Release Date: December 3, 2015
BUFFALO, N.Y. – The cycle of mass shootings is likely to continue in large part because it is highly unlikely there will be a federal legislative response to the California mass shooting, says Anthony O’Rourke, University at Buffalo associate professor of law.
“We appear to be entering an era in which this is a normalized risk, like a risk we take when we ride in a car,” says O’Rourke, who studies the legislative process. “We are now taking some degree of risk when we enter a public space that we are going to get shot. One of the big reasons is that the law is so difficult to change.
“Our legislative status quo makes it very easy to obtain semiautomatic assault weapons and other instruments of mass killing, and it is very difficult to change the legislative status quo.”
Despite the political rhetoric around gun control and gun laws after each mass shooting, O’Rourke says, actual change is highly unlikely.

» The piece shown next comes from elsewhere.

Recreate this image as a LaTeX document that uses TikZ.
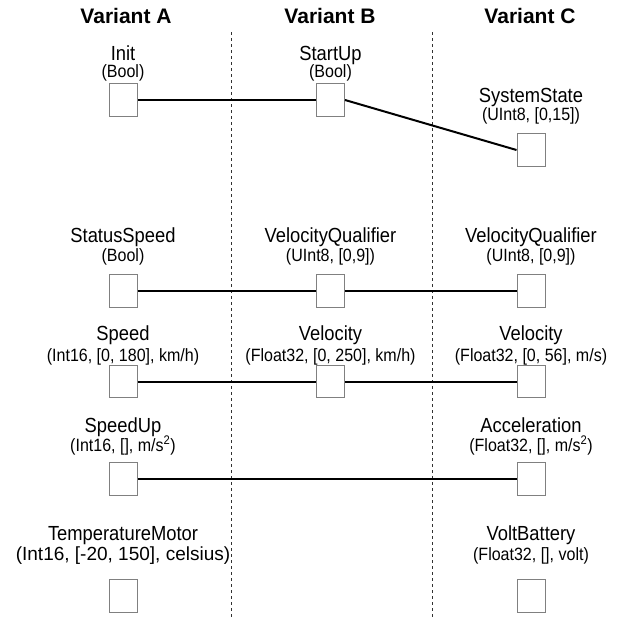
\documentclass[tikz,border=0pt]{standalone}
\usepackage{fontspec}
\setmainfont{Liberation Sans}
\newfontfamily\narrowsans[FakeStretch=0.9]{Liberation Sans}
\definecolor{boxline}{RGB}{128,128,128}
\definecolor{sepline}{RGB}{50,50,50}
\tikzset{
  ttl/.style ={font=\fontsize{21}{25}\selectfont\bfseries, inner sep=0pt, anchor=base},
  sig/.style ={font=\narrowsans\fontsize{20.4}{24}\selectfont, inner sep=0pt, anchor=base},
  typ/.style ={font=\narrowsans\fontsize{17.8}{21}\selectfont, inner sep=0pt, anchor=base},
  box/.style ={draw=boxline, fill=white, line width=1pt, minimum width=28pt, minimum height=32.5pt, inner sep=0pt},
  lnk/.style ={draw=black, line width=2pt},
  sep/.style ={draw=sepline, line width=0.8pt, dashed},
}

\begin{document}
\begin{tikzpicture}[x=1pt,y=-1pt]
  \useasboundingbox (0,0) rectangle (623,621);
  % column heads and separators
  \node[ttl] (hdA) at (126,23) {Variant A};
  \node[ttl] (hdB) at (330,23) {Variant B};
  \node[ttl] (hdC) at (530,23) {Variant C};
  \draw[sep] (231,32) -- (231,617);
  \draw[sep] (432,32) -- (432,617);
  % row 1
  \node[sig] (nInit) at (123,60) {Init};
  \node[typ] (tInit) at (123,77) {(Bool)};
  \node[box] (bInit) at (123.5,100) {};
  \node[sig] (nStartUp) at (330.5,60) {StartUp};
  \node[typ] (tStartUp) at (330.5,77) {(Bool)};
  \node[box] (bStartUp) at (330.5,100) {};
  \node[sig] (nState) at (531,102) {SystemState};
  \node[typ] (tState) at (531,120) {(UInt8, [0,15])};
  \node[box] (bState) at (531,150) {};
  % row 2
  \node[sig] (nStatus) at (123,242) {StatusSpeed};
  \node[typ] (tStatus) at (123,261) {(Bool)};
  \node[box] (bStatus) at (123,291) {};
  \node[sig] (nQualB) at (330.5,242) {VelocityQualifier};
  \node[typ] (tQualB) at (330.5,261) {(UInt8, [0,9])};
  \node[box] (bQualB) at (330.5,291) {};
  \node[sig] (nQualC) at (531,242) {VelocityQualifier};
  \node[typ] (tQualC) at (531,261) {(UInt8, [0,9])};
  \node[box] (bQualC) at (531,291) {};
  % row 3
  \node[sig] (nSpeed) at (123,340) {Speed};
  \node[typ] (tSpeed) at (123,361) {(Int16, [0, 180], km/h)};
  \node[box] (bSpeed) at (123,381.7) {};
  \node[sig] (nVelB) at (330.5,340) {Velocity};
  \node[typ] (tVelB) at (330.5,361) {(Float32, [0, 250], km/h)};
  \node[box] (bVelB) at (330.5,381.7) {};
  \node[sig] (nVelC) at (531,340) {Velocity};
  \node[typ] (tVelC) at (531,361) {(Float32, [0, 56], m/s)};
  \node[box] (bVelC) at (531,381.7) {};
  % row 4
  \node[sig] (nSpeedUp) at (123,432) {SpeedUp};
  \node[typ] (tSpeedUp) at (123,451) {(Int16, [], m/s\textsuperscript{2})};
  \node[box] (bSpeedUp) at (123,479) {};
  \node[sig] (nAcc) at (531,432) {Acceleration};
  \node[typ] (tAcc) at (531,451) {(Float32, [], m/s\textsuperscript{2})};
  \node[box] (bAcc) at (531,479) {};
  % row 5
  \node[sig] (nTemp) at (123,540) {TemperatureMotor};
  \node[typ,font=\fontsize{19}{22}\selectfont] (tTemp) at (123,560) {(Int16, [-20, 150], celsius)};
  \node[box] (bTemp) at (123,596) {};
  \node[sig] (nVolt) at (531,540) {VoltBattery};
  \node[typ] (tVolt) at (531,560) {(Float32, [], volt)};
  \node[box] (bVolt) at (531,596) {};
  % links
  \draw[lnk] (bInit.east) -- (bStartUp.west);
  \draw[lnk] (bStartUp.east) -- (bState.west);
  \draw[lnk] (bStatus.east) -- (bQualB.west);
  \draw[lnk] (bQualB.east) -- (bQualC.west);
  \draw[lnk] (bSpeed.east) -- (bVelB.west);
  \draw[lnk] (bVelB.east) -- (bVelC.west);
  \draw[lnk] (bSpeedUp.east) -- (bAcc.west);
\end{tikzpicture}
\end{document}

And that is largely because of the NRA’s lobbying influence.
Congress is structured so that it is far more difficult to block legislation than it is to pass it, he says.
“The NRA does an excellent job navigating this structure to counteract the short-term political momentum that these tragedies create,” O’Rourke says. “The NRA’s positions, though, may be far to the right of the average gun owner – and even to the right of the average NRA member.”
A key, says O’Rourke, is to find creative ways of reorganizing the political landscape outside of Washington. As it stands now, gun owners get discounts on bullets and other countless advantages by joining the NRA, whether or not the person agrees with the organization’s policy positions.
“We need to make it unattractive for people who have moderate views on gun policy, but also own a gun, to be NRA members,” he says.